Exchange Dislocations: Why Token Prices Diverge
Exchange Dislocations: Why One Token Trades at Different Prices
At a single moment, the same token trades at slightly different prices across venues. That gap is a dislocation. It is easy to mistake for free money: buy where it is cheaper, sell where it is dearer. In practice most visible dislocations are either unexecutable or gone before you can reach them. Understanding where they come from and why they persist is more useful than chasing them.
Where the Gap Comes From
Each exchange is a separate liquidity pool with its own book, its own participants and its own balance of supply and demand. There is no single "price of the token": there is a price on each venue, linked only by arbitrage, which has its own cost and its own speed. The gap is held open by:
- segmented liquidity - a large order moves price locally, and the venue diverges from the rest until arbitrageurs align it;
- the cost and latency of transfers - closing prices physically means moving funds between venues, which takes time, fees and limits;
- different base assets - a price in USDT, USDC and various fiats behaves differently, and part of a "dislocation" is really a quote-currency difference;
- for perpetuals, the funding anchor - a perp holds near its own index, and a gap between perps across exchanges often reflects different funding, not free profit.
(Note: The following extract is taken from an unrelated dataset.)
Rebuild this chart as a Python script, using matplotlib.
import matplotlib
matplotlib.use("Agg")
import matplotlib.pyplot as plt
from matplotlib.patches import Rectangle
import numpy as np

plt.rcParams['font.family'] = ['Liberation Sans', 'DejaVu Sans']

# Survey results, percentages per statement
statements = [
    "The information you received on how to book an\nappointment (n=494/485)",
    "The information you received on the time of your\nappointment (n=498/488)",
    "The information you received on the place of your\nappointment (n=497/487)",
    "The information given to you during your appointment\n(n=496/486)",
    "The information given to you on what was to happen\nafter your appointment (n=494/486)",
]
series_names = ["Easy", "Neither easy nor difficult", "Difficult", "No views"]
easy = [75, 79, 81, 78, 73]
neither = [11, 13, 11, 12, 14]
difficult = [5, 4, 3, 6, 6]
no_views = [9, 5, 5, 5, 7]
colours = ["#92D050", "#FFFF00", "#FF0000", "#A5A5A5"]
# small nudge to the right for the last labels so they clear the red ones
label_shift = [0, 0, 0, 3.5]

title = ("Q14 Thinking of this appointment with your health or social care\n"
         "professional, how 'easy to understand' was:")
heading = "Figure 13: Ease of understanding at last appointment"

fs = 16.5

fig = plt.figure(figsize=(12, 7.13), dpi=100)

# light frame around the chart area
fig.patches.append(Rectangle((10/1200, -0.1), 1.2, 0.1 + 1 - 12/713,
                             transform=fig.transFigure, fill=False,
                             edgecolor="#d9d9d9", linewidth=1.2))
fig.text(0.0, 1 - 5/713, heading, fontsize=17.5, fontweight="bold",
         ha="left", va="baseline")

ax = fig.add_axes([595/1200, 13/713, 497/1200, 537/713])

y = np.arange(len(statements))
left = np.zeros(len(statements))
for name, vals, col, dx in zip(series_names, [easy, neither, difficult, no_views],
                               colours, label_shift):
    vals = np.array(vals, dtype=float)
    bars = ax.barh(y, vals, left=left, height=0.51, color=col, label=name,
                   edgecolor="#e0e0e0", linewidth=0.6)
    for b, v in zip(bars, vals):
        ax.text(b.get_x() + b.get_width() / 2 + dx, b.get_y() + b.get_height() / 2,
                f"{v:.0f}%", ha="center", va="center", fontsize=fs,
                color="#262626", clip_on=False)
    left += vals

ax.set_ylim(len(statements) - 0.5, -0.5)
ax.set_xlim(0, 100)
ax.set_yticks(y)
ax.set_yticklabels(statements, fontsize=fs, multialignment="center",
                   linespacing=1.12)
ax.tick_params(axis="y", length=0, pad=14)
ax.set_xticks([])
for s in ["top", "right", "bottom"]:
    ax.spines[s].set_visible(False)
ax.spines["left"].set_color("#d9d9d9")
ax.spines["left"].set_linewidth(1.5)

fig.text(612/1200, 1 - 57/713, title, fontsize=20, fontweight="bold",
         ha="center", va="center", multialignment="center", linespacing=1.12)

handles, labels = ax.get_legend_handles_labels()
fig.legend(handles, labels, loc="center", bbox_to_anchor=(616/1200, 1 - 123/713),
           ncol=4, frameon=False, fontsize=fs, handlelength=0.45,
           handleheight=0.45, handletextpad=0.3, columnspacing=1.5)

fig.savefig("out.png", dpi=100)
Why a Visible Dislocation Is Deceptive
The most common trap is a stale quote. The on-screen gap can rest on an order no one has refreshed in a while; try to fill size against it and it is pulled faster than your order arrives. The dislocation was in the picture, the trade at it was not. The second trap is when the gap is real and executable but fully eaten by costs: the double spread of two thin books on entry and exit, fees, slippage. The edge that looked like profit turns out to be zero or negative, exactly at the cost of the round trip.
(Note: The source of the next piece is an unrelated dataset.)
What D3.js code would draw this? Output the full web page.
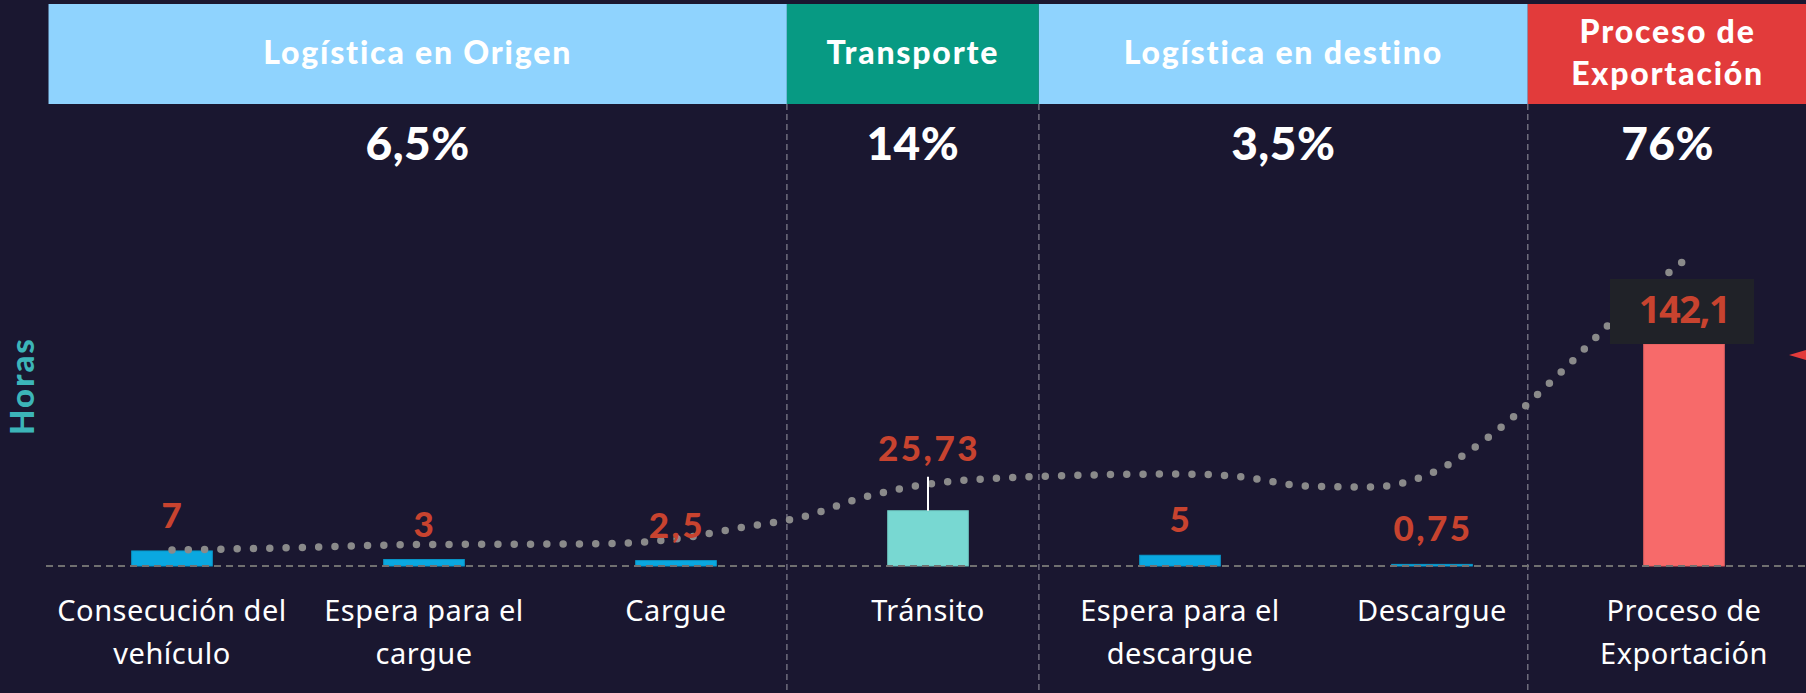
<html lang="es">

<head>
  <meta charset="utf-8">
  <title>Tiempos del proceso logístico</title>
  <script type="text/javascript" src="https://d3js.org/d3.v7.min.js"></script>
  <style>
    body { margin: 0; background: #1a1730; }
    svg { display: block; }
  </style>
</head>

<body>
  <svg width="1806" height="693"></svg>
  <script>
    // --- data ---
    const categories = ["Consecución del vehículo", "Espera para el cargue", "Cargue", "Tránsito",
      "Espera para el descargue", "Descargue", "Proceso de Exportación"];
    const tickLines = [["Consecución del", "vehículo"], ["Espera para el", "cargue"], ["Cargue"], ["Tránsito"],
      ["Espera para el", "descargue"], ["Descargue"], ["Proceso de", "Exportación"]];
    const hours = [7, 3, 2.5, 25.73, 5, 0.75, 142.1];
    const stage = ["origen", "origen", "origen", "transporte", "destino", "destino", "exportacion"];

    const groups = ["Logística en Origen", "Transporte", "Logística en destino", "Proceso de Exportación"];
    const groupHeaderLines = [["Logística en Origen"], ["Transporte"], ["Logística en destino"], ["Proceso de", "Exportación"]];
    const groupShare = [6.5, 14, 3.5, 76];

    // dotted trend line (category index, hours)
    const trendIdx = [0, 0.5, 1, 1.5, 1.75, 2, 2.25, 2.5, 2.75, 3, 3.5, 4, 4.25, 4.5, 4.75, 5, 5.25, 5.5, 5.75, 6];
    const trendHours = [7.4, 8.6, 10.0, 10.2, 10.5, 12.6, 17.7, 22.8, 32.1, 38.1, 41.9, 42.8, 41.4, 37.2, 36.7, 43.3, 62.3, 88.8, 117.7, 142.1];

    // --- layout ---
    const W = 1806, H = 693;
    const baseY = 566, clipTopY = 344;
    const groupBounds = [-0.49, 2.44, 3.44, 5.38, 6.49]; // header edges, in category index units
    const colors = {
      origen: "#0aa8e0", transporte: "#78d8d2", destino: "#0aa8e0", exportacion: "#f76a6a"
    };
    const headerColors = ["#8fd3fe", "#079a83", "#8fd3fe", "#e23b3b"];
    const valueRed = "#c8432f";

    const svg = d3.select("svg");
    const locale = d3.formatLocale({ decimal: ",", thousands: ".", grouping: [3], currency: ["", ""] });
    const fmt = locale.format("~g");

    const x = d3.scalePoint().domain(categories).range([172, 1684]);
    const xIdx = d3.scaleLinear().domain([0, categories.length - 1]).range([172, 1684]);
    const barW = x.step() * 0.32;
    // the tallest bar is cut at the top of the plot
    const y = d3.scaleLinear().domain([0, 103.3]).range([baseY, clipTopY]).clamp(true);
    const yTrend = y.copy().clamp(false);

    // headers
    const hdr = svg.append("g");
    hdr.selectAll("rect")
      .data(groups)
      .enter()
      .append("rect")
      .attr("x", (d, i) => xIdx(groupBounds[i]))
      .attr("width", (d, i) => xIdx(groupBounds[i + 1]) - xIdx(groupBounds[i]))
      .attr("y", 4)
      .attr("height", 100)
      .attr("fill", (d, i) => headerColors[i]);

    hdr.selectAll("text")
      .data(groups)
      .enter()
      .append("text")
      .attr("x", (d, i) => (xIdx(groupBounds[i]) + xIdx(groupBounds[i + 1])) / 2)
      .attr("y", (d, i) => groupHeaderLines[i].length > 1 ? 43 : 64)
      .attr("text-anchor", "middle")
      .attr("fill", "#fff")
      .attr("font-family", "Lato, 'Noto Sans', sans-serif")
      .attr("font-weight", 900)
      .attr("font-size", 32)
      .attr("letter-spacing", 1.8)
      .each(function (d, i) {
        groupHeaderLines[i].forEach((line, j) => {
          d3.select(this).append("tspan")
            .attr("x", d3.select(this).attr("x"))
            .attr("dy", j === 0 ? 0 : 42)
            .text(line);
        });
      });

    // shares
    svg.append("g").selectAll("text")
      .data(groupShare)
      .enter()
      .append("text")
      .attr("x", (d, i) => (xIdx(groupBounds[i]) + xIdx(groupBounds[i + 1])) / 2)
      .attr("y", 160)
      .attr("text-anchor", "middle")
      .attr("fill", "#fff")
      .attr("font-family", "Lato, sans-serif")
      .attr("font-weight", 900)
      .attr("font-size", 46)
      .attr("letter-spacing", 0.5)
      .text(d => fmt(d) + "%");

    // vertical dividers
    svg.append("g").selectAll("line")
      .data(groupBounds.slice(1, -1))
      .enter()
      .append("line")
      .attr("x1", d => xIdx(d)).attr("x2", d => xIdx(d))
      .attr("y1", 104).attr("y2", H)
      .attr("stroke", "#6e6c7c")
      .attr("stroke-width", 1.5)
      .attr("stroke-dasharray", "6 4");

    // bars
    svg.append("g").selectAll("rect")
      .data(hours)
      .enter()
      .append("rect")
      .attr("x", (d, i) => x(categories[i]) - barW / 2)
      .attr("width", barW)
      .attr("y", d => y(d))
      .attr("height", d => baseY - y(d))
      .attr("fill", (d, i) => colors[stage[i]])
      .attr("stroke", (d, i) => d3.color(colors[stage[i]]).darker(0.3))
      .attr("stroke-width", 1);

    // baseline
    svg.append("line")
      .attr("x1", 46).attr("x2", W)
      .attr("y1", baseY).attr("y2", baseY)
      .attr("stroke", "#707070")
      .attr("stroke-width", 2)
      .attr("stroke-dasharray", "7 5");

    // trend line (dotted)
    const trend = d3.line()
      .x(d => xIdx(d[0]))
      .y(d => yTrend(d[1]))
      .curve(d3.curveMonotoneX);

    svg.append("path")
      .datum(trendIdx.map((t, i) => [t, trendHours[i]]))
      .attr("d", trend)
      .attr("fill", "none")
      .attr("stroke", "#8a8a8a")
      .attr("stroke-width", 7.5)
      .attr("stroke-linecap", "round")
      .attr("stroke-dasharray", "0 16.3");

    // value labels
    const lifted = "Tránsito";
    const clipped = hours.map(d => d > y.domain()[1]);
    const lbl = svg.append("g");

    hours.forEach((d, i) => {
      const cx = x(categories[i]);
      if (clipped[i]) {
        lbl.append("rect")
          .attr("x", cx - 74).attr("width", 144)
          .attr("y", y(d) - 65).attr("height", 65)
          .attr("fill", "#202228");
        lbl.append("text")
          .attr("x", cx).attr("y", y(d) - 21)
          .attr("text-anchor", "middle")
          .attr("fill", valueRed)
          .attr("font-family", "'Noto Sans', sans-serif")
          .attr("font-weight", 700)
          .attr("font-size", 38)
          .attr("letter-spacing", -1.5)
          .text(fmt(d));
        return;
      }
      const lift = categories[i] === lifted ? 34 : 0;
      if (lift) {
        lbl.append("line")
          .attr("x1", cx).attr("x2", cx)
          .attr("y1", y(d) - lift).attr("y2", y(d))
          .attr("stroke", "#fff")
          .attr("stroke-width", 2);
      }
      lbl.append("text")
        .attr("x", cx + 1).attr("y", y(d) - 23 - lift + (lift ? 7 : 0))
        .attr("text-anchor", "middle")
        .attr("fill", valueRed)
        .attr("font-family", "Lato, sans-serif")
        .attr("font-weight", 900)
        .attr("font-size", 35)
        .attr("letter-spacing", 2.5)
        .text(fmt(d));
    });

    // category labels
    svg.append("g").selectAll("text")
      .data(categories)
      .enter()
      .append("text")
      .attr("x", d => x(d))
      .attr("y", 621)
      .attr("text-anchor", "middle")
      .attr("fill", "#fff")
      .attr("font-family", "'Noto Sans', sans-serif")
      .attr("font-size", 29)
      .attr("letter-spacing", 0.5)
      .each(function (d, i) {
        tickLines[i].forEach((line, j) => {
          d3.select(this).append("tspan")
            .attr("x", x(d))
            .attr("dy", j === 0 ? 0 : 43)
            .text(line);
        });
      });

    // axis title
    svg.append("text")
      .attr("transform", "translate(34,386) rotate(-90)")
      .attr("text-anchor", "middle")
      .attr("fill", "#3cb5b8")
      .attr("font-family", "Lato, sans-serif")
      .attr("font-weight", 900)
      .attr("font-size", 33)
      .attr("letter-spacing", 2)
      .text("Horas");

    // small red pointer at the right edge
    svg.append("path")
      .attr("d", "M1789,355L1806,350L1806,360Z")
      .attr("fill", "#e23b3b");
  </script>
</body>

</html>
What a Dislocation Actually Means
It is more useful to read a dislocation not as profit but as a gauge of market condition. Widening gaps between venues are a sign of stress: liquidity fragments, arbitrage lags, participants disagree on value. A persistent dislocation on one venue points to a local imbalance or constraint there - withdrawals, geography, a thin book. A jump in dislocation during a sharp move shows where liquidity thinned the most. That is a picture of where the market is under strain, and it is more informative than a visible but elusive price gap.
How to Use It
Track dislocations as a signal of liquidity and stress, not as a ready trade. Before calling a gap an opportunity, check: is the quote live (does the book move), is it the same quote currency, what remains of the edge after the double spread and fees. Usually not much remains - and that is exactly why dislocations persist rather than vanish instantly.
This material is for informational purposes only and does not constitute individual investment advice.